--- start of Information shown ---
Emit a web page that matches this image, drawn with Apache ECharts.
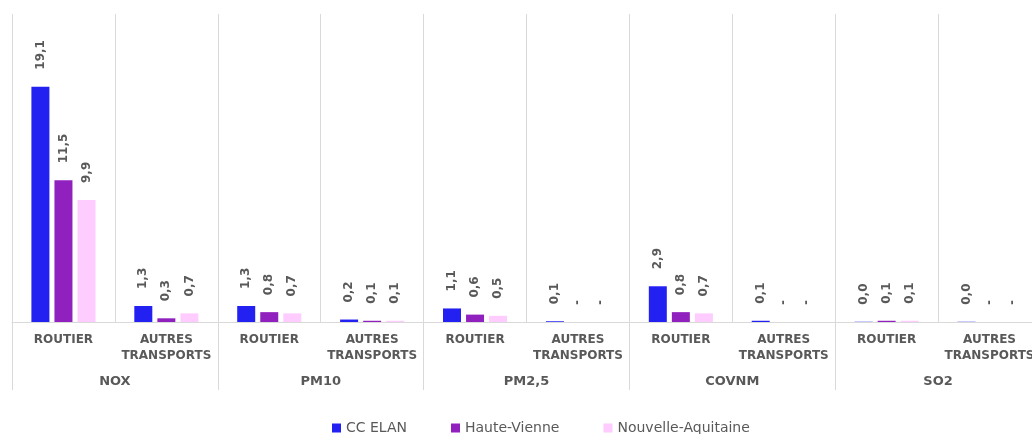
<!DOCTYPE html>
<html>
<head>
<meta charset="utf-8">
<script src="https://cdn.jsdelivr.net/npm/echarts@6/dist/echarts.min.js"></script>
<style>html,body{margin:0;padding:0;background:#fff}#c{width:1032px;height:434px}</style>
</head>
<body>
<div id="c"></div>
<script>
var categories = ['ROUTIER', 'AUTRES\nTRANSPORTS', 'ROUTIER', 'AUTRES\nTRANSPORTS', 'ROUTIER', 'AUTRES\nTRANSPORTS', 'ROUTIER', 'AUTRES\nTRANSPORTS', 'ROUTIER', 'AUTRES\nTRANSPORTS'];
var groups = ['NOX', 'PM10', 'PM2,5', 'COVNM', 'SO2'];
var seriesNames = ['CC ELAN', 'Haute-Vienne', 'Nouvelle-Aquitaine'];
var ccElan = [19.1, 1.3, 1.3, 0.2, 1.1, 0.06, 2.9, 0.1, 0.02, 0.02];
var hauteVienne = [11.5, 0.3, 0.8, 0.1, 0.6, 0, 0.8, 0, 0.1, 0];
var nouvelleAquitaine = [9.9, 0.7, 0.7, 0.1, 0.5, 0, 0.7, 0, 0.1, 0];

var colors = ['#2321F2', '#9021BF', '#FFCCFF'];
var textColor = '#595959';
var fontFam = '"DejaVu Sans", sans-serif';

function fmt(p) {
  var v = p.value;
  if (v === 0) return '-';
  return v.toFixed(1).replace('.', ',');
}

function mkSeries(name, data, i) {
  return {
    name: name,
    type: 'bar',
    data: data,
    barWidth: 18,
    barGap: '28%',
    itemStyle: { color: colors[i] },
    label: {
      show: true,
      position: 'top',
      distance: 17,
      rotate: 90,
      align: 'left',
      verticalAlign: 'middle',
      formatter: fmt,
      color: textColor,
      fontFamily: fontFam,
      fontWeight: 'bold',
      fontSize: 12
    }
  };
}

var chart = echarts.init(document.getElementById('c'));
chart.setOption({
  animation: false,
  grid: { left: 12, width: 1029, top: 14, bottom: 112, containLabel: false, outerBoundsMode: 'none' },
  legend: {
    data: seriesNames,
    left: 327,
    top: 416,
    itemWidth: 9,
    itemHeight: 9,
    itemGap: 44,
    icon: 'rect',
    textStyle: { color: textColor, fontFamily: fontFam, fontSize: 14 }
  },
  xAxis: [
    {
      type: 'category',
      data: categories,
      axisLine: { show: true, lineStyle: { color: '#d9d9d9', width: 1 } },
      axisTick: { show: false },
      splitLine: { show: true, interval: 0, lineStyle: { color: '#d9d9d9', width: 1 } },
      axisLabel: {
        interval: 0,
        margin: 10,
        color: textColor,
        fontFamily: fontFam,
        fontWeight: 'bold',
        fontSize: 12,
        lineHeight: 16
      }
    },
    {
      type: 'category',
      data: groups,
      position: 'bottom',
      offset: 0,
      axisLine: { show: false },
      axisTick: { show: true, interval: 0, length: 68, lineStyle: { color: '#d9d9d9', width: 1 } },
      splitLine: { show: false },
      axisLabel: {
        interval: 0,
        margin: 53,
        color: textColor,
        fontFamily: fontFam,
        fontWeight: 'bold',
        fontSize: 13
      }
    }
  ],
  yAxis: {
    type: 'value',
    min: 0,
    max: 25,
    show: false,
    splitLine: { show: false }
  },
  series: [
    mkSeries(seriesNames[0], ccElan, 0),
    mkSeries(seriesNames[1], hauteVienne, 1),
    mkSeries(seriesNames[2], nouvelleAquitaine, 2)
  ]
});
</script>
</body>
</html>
--- end of Information shown ---
• Task goal:
In the copy, include no pictures; restate the listing above exactly.

• Task solution:
Emit a web page that matches this image, drawn with Apache ECharts.
<!DOCTYPE html>
<html>
<head>
<meta charset="utf-8">
<script src="https://cdn.jsdelivr.net/npm/echarts@6/dist/echarts.min.js"></script>
<style>html,body{margin:0;padding:0;background:#fff}#c{width:1032px;height:434px}</style>
</head>
<body>
<div id="c"></div>
<script>
var categories = ['ROUTIER', 'AUTRES\nTRANSPORTS', 'ROUTIER', 'AUTRES\nTRANSPORTS', 'ROUTIER', 'AUTRES\nTRANSPORTS', 'ROUTIER', 'AUTRES\nTRANSPORTS', 'ROUTIER', 'AUTRES\nTRANSPORTS'];
var groups = ['NOX', 'PM10', 'PM2,5', 'COVNM', 'SO2'];
var seriesNames = ['CC ELAN', 'Haute-Vienne', 'Nouvelle-Aquitaine'];
var ccElan = [19.1, 1.3, 1.3, 0.2, 1.1, 0.06, 2.9, 0.1, 0.02, 0.02];
var hauteVienne = [11.5, 0.3, 0.8, 0.1, 0.6, 0, 0.8, 0, 0.1, 0];
var nouvelleAquitaine = [9.9, 0.7, 0.7, 0.1, 0.5, 0, 0.7, 0, 0.1, 0];

var colors = ['#2321F2', '#9021BF', '#FFCCFF'];
var textColor = '#595959';
var fontFam = '"DejaVu Sans", sans-serif';

function fmt(p) {
  var v = p.value;
  if (v === 0) return '-';
  return v.toFixed(1).replace('.', ',');
}

function mkSeries(name, data, i) {
  return {
    name: name,
    type: 'bar',
    data: data,
    barWidth: 18,
    barGap: '28%',
    itemStyle: { color: colors[i] },
    label: {
      show: true,
      position: 'top',
      distance: 17,
      rotate: 90,
      align: 'left',
      verticalAlign: 'middle',
      formatter: fmt,
      color: textColor,
      fontFamily: fontFam,
      fontWeight: 'bold',
      fontSize: 12
    }
  };
}

var chart = echarts.init(document.getElementById('c'));
chart.setOption({
  animation: false,
  grid: { left: 12, width: 1029, top: 14, bottom: 112, containLabel: false, outerBoundsMode: 'none' },
  legend: {
    data: seriesNames,
    left: 327,
    top: 416,
    itemWidth: 9,
    itemHeight: 9,
    itemGap: 44,
    icon: 'rect',
    textStyle: { color: textColor, fontFamily: fontFam, fontSize: 14 }
  },
  xAxis: [
    {
      type: 'category',
      data: categories,
      axisLine: { show: true, lineStyle: { color: '#d9d9d9', width: 1 } },
      axisTick: { show: false },
      splitLine: { show: true, interval: 0, lineStyle: { color: '#d9d9d9', width: 1 } },
      axisLabel: {
        interval: 0,
        margin: 10,
        color: textColor,
        fontFamily: fontFam,
        fontWeight: 'bold',
        fontSize: 12,
        lineHeight: 16
      }
    },
    {
      type: 'category',
      data: groups,
      position: 'bottom',
      offset: 0,
      axisLine: { show: false },
      axisTick: { show: true, interval: 0, length: 68, lineStyle: { color: '#d9d9d9', width: 1 } },
      splitLine: { show: false },
      axisLabel: {
        interval: 0,
        margin: 53,
        color: textColor,
        fontFamily: fontFam,
        fontWeight: 'bold',
        fontSize: 13
      }
    }
  ],
  yAxis: {
    type: 'value',
    min: 0,
    max: 25,
    show: false,
    splitLine: { show: false }
  },
  series: [
    mkSeries(seriesNames[0], ccElan, 0),
    mkSeries(seriesNames[1], hauteVienne, 1),
    mkSeries(seriesNames[2], nouvelleAquitaine, 2)
  ]
});
</script>
</body>
</html>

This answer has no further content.